■ **Challenge**
Each line containing the word "document" should be found and copied.

■ **Dataset extract**
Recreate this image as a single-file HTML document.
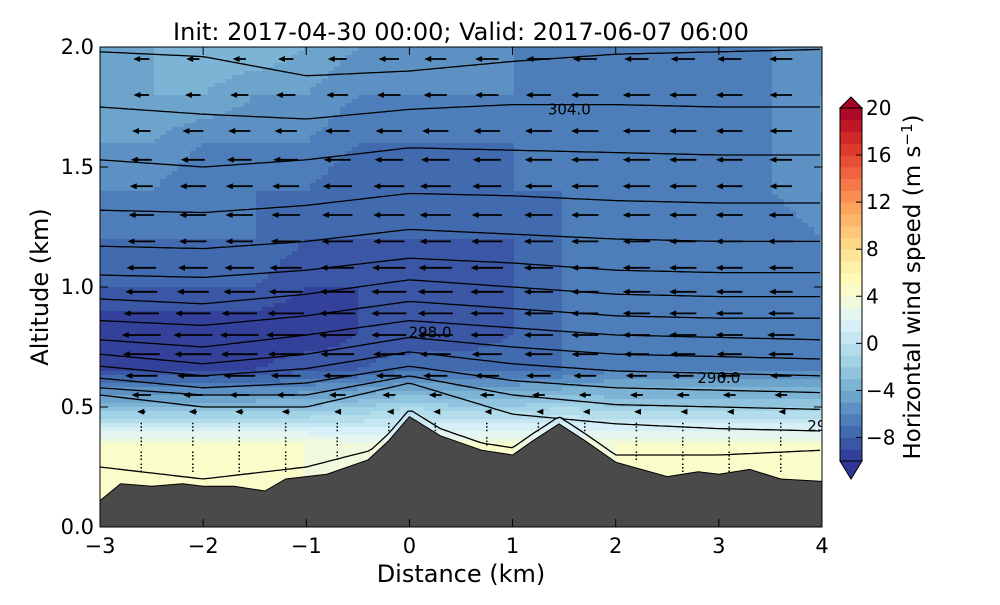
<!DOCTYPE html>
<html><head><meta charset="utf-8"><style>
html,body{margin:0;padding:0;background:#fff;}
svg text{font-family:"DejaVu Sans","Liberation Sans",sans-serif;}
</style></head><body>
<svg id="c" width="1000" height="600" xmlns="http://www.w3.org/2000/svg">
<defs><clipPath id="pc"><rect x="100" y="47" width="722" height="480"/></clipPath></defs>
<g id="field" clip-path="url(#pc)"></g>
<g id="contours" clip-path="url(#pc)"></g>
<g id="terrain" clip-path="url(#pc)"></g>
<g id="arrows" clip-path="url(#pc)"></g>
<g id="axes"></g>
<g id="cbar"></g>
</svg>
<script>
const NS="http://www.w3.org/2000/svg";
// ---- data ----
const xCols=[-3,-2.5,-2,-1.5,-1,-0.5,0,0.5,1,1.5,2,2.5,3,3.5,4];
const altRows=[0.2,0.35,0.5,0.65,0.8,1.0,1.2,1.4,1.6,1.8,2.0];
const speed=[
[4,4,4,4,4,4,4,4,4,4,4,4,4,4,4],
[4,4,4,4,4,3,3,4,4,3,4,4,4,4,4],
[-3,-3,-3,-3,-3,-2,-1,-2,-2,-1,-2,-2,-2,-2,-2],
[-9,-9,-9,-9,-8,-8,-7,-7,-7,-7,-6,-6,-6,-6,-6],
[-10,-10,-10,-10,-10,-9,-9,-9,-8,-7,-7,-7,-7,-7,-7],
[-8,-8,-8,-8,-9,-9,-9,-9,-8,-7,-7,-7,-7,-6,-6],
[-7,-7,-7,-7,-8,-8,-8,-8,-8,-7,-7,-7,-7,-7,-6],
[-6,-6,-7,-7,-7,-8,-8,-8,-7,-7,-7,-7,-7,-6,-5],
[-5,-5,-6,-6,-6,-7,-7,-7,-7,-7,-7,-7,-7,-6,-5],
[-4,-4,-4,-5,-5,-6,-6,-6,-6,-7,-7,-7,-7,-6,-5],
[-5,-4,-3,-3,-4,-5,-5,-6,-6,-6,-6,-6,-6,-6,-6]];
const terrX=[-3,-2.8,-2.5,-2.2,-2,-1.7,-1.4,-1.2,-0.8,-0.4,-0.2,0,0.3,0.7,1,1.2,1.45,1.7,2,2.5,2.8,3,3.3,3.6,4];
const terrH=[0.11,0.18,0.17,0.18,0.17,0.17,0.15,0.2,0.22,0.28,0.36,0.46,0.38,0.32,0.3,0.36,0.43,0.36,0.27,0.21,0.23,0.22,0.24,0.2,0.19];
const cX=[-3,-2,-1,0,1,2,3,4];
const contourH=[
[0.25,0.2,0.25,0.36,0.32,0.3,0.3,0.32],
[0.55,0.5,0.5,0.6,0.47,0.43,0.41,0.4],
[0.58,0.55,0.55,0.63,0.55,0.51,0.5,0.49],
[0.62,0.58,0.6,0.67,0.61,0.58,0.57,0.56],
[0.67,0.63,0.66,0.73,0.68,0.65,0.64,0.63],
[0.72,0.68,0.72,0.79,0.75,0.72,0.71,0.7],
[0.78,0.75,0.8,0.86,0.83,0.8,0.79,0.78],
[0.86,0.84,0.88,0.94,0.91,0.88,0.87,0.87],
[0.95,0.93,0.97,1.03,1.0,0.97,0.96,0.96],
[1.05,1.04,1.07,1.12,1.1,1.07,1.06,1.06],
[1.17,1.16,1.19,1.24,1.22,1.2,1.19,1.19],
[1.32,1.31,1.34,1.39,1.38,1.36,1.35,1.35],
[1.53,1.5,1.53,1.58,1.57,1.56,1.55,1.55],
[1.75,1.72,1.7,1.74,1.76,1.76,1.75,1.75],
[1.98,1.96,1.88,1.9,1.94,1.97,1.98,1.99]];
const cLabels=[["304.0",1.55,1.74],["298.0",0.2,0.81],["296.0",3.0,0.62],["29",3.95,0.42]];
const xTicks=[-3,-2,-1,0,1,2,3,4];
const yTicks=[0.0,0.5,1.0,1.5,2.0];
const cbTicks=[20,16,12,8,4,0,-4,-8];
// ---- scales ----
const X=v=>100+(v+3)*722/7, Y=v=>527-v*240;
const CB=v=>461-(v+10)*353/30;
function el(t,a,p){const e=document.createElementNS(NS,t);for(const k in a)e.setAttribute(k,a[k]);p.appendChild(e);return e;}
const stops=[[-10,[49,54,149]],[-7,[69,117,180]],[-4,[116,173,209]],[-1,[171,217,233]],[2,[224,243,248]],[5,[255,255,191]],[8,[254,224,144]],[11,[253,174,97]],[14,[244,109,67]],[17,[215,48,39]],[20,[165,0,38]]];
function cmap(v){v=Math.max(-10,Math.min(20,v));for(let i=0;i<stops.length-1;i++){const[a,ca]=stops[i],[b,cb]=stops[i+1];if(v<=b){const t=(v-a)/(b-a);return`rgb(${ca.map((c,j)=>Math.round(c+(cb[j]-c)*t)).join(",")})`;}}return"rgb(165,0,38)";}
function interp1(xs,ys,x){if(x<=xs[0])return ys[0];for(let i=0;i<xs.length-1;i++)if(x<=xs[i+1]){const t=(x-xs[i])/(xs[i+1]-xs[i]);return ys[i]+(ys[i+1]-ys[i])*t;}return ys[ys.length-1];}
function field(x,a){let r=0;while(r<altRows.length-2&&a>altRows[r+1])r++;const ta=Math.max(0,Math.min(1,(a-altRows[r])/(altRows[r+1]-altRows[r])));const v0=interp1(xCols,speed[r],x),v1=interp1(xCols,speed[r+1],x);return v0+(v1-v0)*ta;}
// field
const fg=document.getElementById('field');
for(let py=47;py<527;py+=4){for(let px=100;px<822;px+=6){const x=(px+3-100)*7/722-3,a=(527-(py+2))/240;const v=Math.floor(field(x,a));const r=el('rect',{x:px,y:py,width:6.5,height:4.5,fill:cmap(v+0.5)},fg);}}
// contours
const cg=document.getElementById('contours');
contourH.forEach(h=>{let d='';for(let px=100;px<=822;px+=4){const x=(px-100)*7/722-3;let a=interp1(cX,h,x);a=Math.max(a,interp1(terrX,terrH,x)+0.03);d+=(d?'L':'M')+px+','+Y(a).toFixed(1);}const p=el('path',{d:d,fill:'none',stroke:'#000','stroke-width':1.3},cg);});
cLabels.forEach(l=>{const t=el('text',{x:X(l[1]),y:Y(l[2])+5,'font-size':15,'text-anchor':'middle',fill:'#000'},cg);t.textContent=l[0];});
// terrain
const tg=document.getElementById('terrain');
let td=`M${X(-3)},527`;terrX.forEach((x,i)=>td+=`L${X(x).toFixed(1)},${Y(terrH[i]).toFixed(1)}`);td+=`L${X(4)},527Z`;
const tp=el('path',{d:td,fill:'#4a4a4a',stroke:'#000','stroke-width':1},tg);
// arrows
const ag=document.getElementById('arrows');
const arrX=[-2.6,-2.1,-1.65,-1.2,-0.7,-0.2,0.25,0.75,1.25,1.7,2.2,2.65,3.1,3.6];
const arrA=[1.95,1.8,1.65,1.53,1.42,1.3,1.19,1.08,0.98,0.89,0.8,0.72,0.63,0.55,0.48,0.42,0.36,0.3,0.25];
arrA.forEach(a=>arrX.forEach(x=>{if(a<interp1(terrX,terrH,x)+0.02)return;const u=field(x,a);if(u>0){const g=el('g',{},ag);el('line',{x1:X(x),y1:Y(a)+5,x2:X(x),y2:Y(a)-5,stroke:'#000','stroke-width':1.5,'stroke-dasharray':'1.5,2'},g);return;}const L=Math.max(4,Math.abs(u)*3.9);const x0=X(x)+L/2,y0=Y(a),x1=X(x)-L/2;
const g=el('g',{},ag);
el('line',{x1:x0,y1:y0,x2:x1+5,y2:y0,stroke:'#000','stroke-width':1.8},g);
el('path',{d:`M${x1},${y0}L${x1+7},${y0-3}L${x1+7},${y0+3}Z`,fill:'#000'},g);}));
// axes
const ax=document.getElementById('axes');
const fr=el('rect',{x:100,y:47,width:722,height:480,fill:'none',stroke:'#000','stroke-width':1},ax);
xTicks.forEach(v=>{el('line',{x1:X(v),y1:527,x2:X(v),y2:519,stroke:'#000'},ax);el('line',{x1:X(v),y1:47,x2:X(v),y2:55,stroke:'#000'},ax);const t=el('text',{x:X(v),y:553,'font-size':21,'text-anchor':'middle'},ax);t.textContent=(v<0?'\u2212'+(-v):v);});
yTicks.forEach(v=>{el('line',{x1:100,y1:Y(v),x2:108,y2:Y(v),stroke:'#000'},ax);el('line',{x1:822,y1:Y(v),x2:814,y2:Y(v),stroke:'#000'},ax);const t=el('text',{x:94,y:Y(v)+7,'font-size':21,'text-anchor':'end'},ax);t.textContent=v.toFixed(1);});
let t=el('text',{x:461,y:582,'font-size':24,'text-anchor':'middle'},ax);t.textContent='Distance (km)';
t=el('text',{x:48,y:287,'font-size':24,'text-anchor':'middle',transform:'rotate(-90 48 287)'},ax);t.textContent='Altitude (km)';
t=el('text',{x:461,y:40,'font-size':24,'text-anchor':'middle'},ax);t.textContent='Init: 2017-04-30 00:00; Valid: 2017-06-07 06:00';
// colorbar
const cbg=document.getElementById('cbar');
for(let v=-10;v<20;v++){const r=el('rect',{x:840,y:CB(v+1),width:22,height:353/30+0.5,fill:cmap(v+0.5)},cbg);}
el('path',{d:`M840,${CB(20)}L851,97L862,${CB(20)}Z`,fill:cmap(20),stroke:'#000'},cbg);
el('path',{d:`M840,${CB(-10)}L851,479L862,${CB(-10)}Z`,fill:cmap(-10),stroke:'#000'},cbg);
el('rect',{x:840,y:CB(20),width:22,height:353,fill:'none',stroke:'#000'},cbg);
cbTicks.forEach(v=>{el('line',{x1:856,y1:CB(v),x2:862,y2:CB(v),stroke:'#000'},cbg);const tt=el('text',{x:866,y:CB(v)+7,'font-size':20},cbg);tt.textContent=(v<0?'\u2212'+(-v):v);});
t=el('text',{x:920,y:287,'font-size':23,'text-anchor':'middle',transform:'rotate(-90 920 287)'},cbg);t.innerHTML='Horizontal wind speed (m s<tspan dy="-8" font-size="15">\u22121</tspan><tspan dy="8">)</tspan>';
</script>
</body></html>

■ **Full response**
Recreate this image as a single-file HTML document.
function el(t,a,p){const e=document.createElementNS(NS,t);for(const k in a)e.setAttribute(k,a[k]);p.appendChild(e);return e;}
const fg=document.getElementById('field');
const cg=document.getElementById('contours');
const tg=document.getElementById('terrain');
const ag=document.getElementById('arrows');
const ax=document.getElementById('axes');
const cbg=document.getElementById('cbar');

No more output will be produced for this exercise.